US state of Arkansas carries out its first execution in 12 years

  • Video report by ITV News Washington Correspondent Robert Moore

The US state of Arkansas has carried out its first execution in nearly 12 years.

Ledell Lee, was pronounced dead at 11.56pm local time (05:56 BST) on Thursday, four minutes before his death warrant was due to expire.

The 51-year-old was put on death row for the 1993 murder of his neighbour Debra Reese. He had maintained that he was innocent.

Lee's execution was cleared less than an hour before his death warrant was due to expire.

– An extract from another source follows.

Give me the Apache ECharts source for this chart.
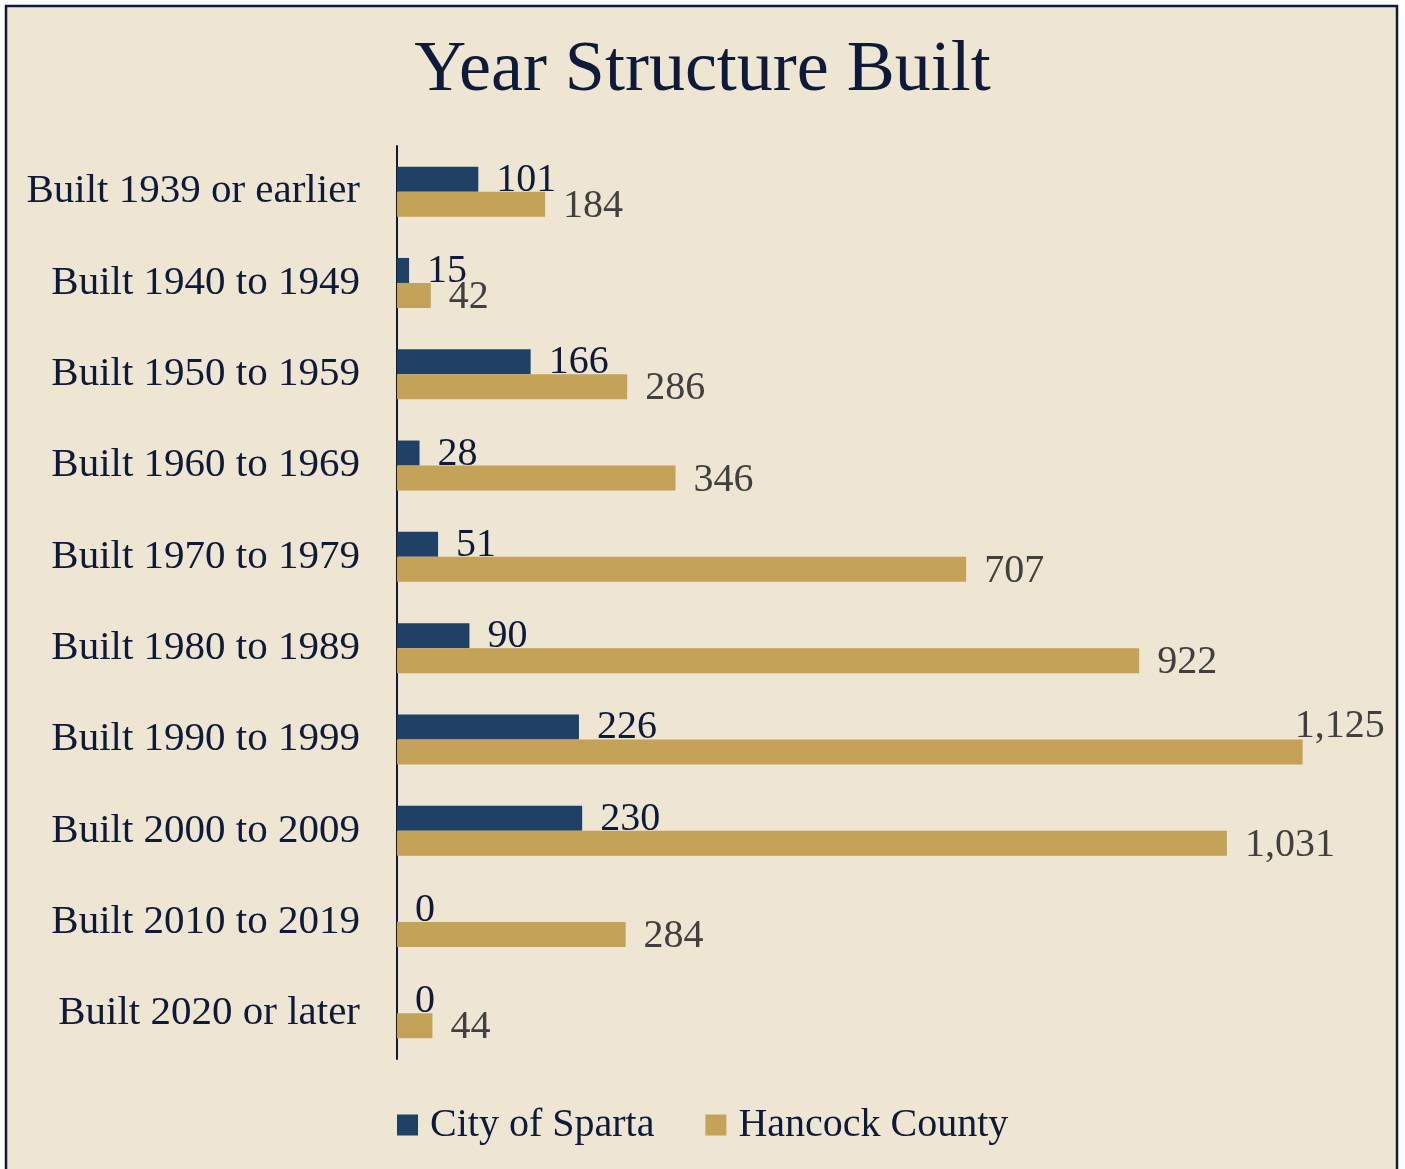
<!DOCTYPE html>
<html>
<head>
<meta charset="utf-8">
<title>Year Structure Built</title>
<script src="https://cdn.jsdelivr.net/npm/echarts@6/dist/echarts.min.js"></script>
<style>
  html, body { margin: 0; padding: 0; background: #ffffff; }
  #chart { width: 1405px; height: 1169px; }
</style>
</head>
<body>
<div id="chart"></div>
<script>
// Housing units by year the structure was built
const categories = [
  'Built 1939 or earlier',
  'Built 1940 to 1949',
  'Built 1950 to 1959',
  'Built 1960 to 1969',
  'Built 1970 to 1979',
  'Built 1980 to 1989',
  'Built 1990 to 1999',
  'Built 2000 to 2009',
  'Built 2010 to 2019',
  'Built 2020 or later'
];
const spartaValues = [101, 15, 166, 28, 51, 90, 226, 230, 0, 0];
const hancockValues = [184, 42, 286, 346, 707, 922, 1125, 1031, 284, 44];
const seriesNames = ['City of Sparta', 'Hancock County'];

const FONT = "'Liberation Serif', 'DejaVu Serif', serif";
const NAVY = '#0E1A3A';
const BLUE = '#1F4166';
const GOLD = '#C4A257';
const BG = '#EEE5D3';

const fmt = p => Number(p.value).toLocaleString('en-US');

// The widest bar's label sits above the bar's end instead of beside it
const hancockMax = Math.max(...hancockValues);
const hancockData = hancockValues.map(v => v === hancockMax
  ? { value: v, label: { offset: [-26, -25] } }
  : v);

const chart = echarts.init(document.getElementById('chart'), null, { renderer: 'canvas' });

chart.setOption({
  backgroundColor: '#ffffff',
  animation: false,
  graphic: [{
    type: 'rect',
    z: -10,
    shape: { x: 6, y: 6, width: 1391, height: 1200 },
    style: { fill: BG, stroke: NAVY, lineWidth: 2.5 }
  }],
  title: {
    text: 'Year Structure Built',
    left: 'center',
    top: 35,
    padding: 0,
    textStyle: { fontFamily: FONT, fontSize: 72, fontWeight: 'normal', color: NAVY }
  },
  legend: {
    data: seriesNames,
    left: 397,
    top: 1105,
    padding: 0,
    itemWidth: 21,
    itemHeight: 21,
    itemGap: 51,
    icon: 'rect',
    textStyle: { fontFamily: FONT, fontSize: 40, color: NAVY, padding: [0, 0, 0, 7] }
  },
  grid: { left: 397, top: 146, height: 913, right: 42, containLabel: false },
  xAxis: {
    type: 'value',
    min: 0,
    max: 1200,
    show: false
  },
  yAxis: {
    type: 'category',
    data: categories,
    inverse: true,
    axisLine: { show: true, lineStyle: { color: NAVY, width: 2 } },
    axisTick: { show: false },
    axisLabel: { fontFamily: FONT, fontSize: 41, color: NAVY, margin: 37 }
  },
  series: [
    {
      name: seriesNames[0],
      type: 'bar',
      data: spartaValues,
      barWidth: 25,
      barGap: '0%',
      itemStyle: { color: BLUE },
      label: {
        show: true, position: 'right', distance: 18, offset: [0, 1],
        fontFamily: FONT, fontSize: 40, color: NAVY, formatter: fmt
      }
    },
    {
      name: seriesNames[1],
      type: 'bar',
      data: hancockData,
      barWidth: 25,
      barGap: '0%',
      itemStyle: { color: GOLD },
      label: {
        show: true, position: 'right', distance: 18, offset: [0, 2],
        fontFamily: FONT, fontSize: 40, color: '#404040', formatter: fmt
      }
    }
  ]
});
</script>
</body>
</html>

Credit: AP

Lee was among eight death row inmates whose executions were originally scheduled before a lethal injection drug expires on April 30.

One of the men, Jason McGehee, was granted clemency for the death of a teenager in 1996.

Arkansas had planned to execute the men by the end of the month but the plans were thwarted after a judge issued a temporary restraining order stopping the state from using its supply of vecuronium bromide.

The Pulaski County Circuit judge's order came after a company said it had sold the muscle relaxant - which is one of three drugs used in the state's lethal injection process - for medical purposes, not capital punishment.

Pharmaceutical company McKesson Corp has said the state obtained the drug under false pretences.

But on Thursday the state's Supreme Court reversed the order blocking the use of vecuronium bromide.

The US Supreme Court later cleared the way for Lee's execution after rejecting a round of last-minute appeals filed by his lawyers.

Top row, from left to right: Bruce Ward, Marcel Williams, Kenneth Williams. Botton row, left to right: Stacey Johnson, Ledell Lee, Don Davis, Jack Jones Credit: AP

"The governor knows the right thing was done tonight," said JR Davis, a spokesman for Arkansas governor Asa Hutchinson, who scheduled the multiple executions.

"Justice was carried out," he added.

Lawyers who represented Lee in his final appeals accused the state of rushing his execution and denying him the opportunity to conduct DNA testing which "could have proven his innocence".

McKesson Corp said it was disappointed with the court's ruling.

"We believe we have done all we can do at this time to recover our product," the company said in a statement.

Protests have been held in Arkansas against the upcoming executions. Credit: AO

Two more inmates are scheduled to die on Monday, and one on April 27.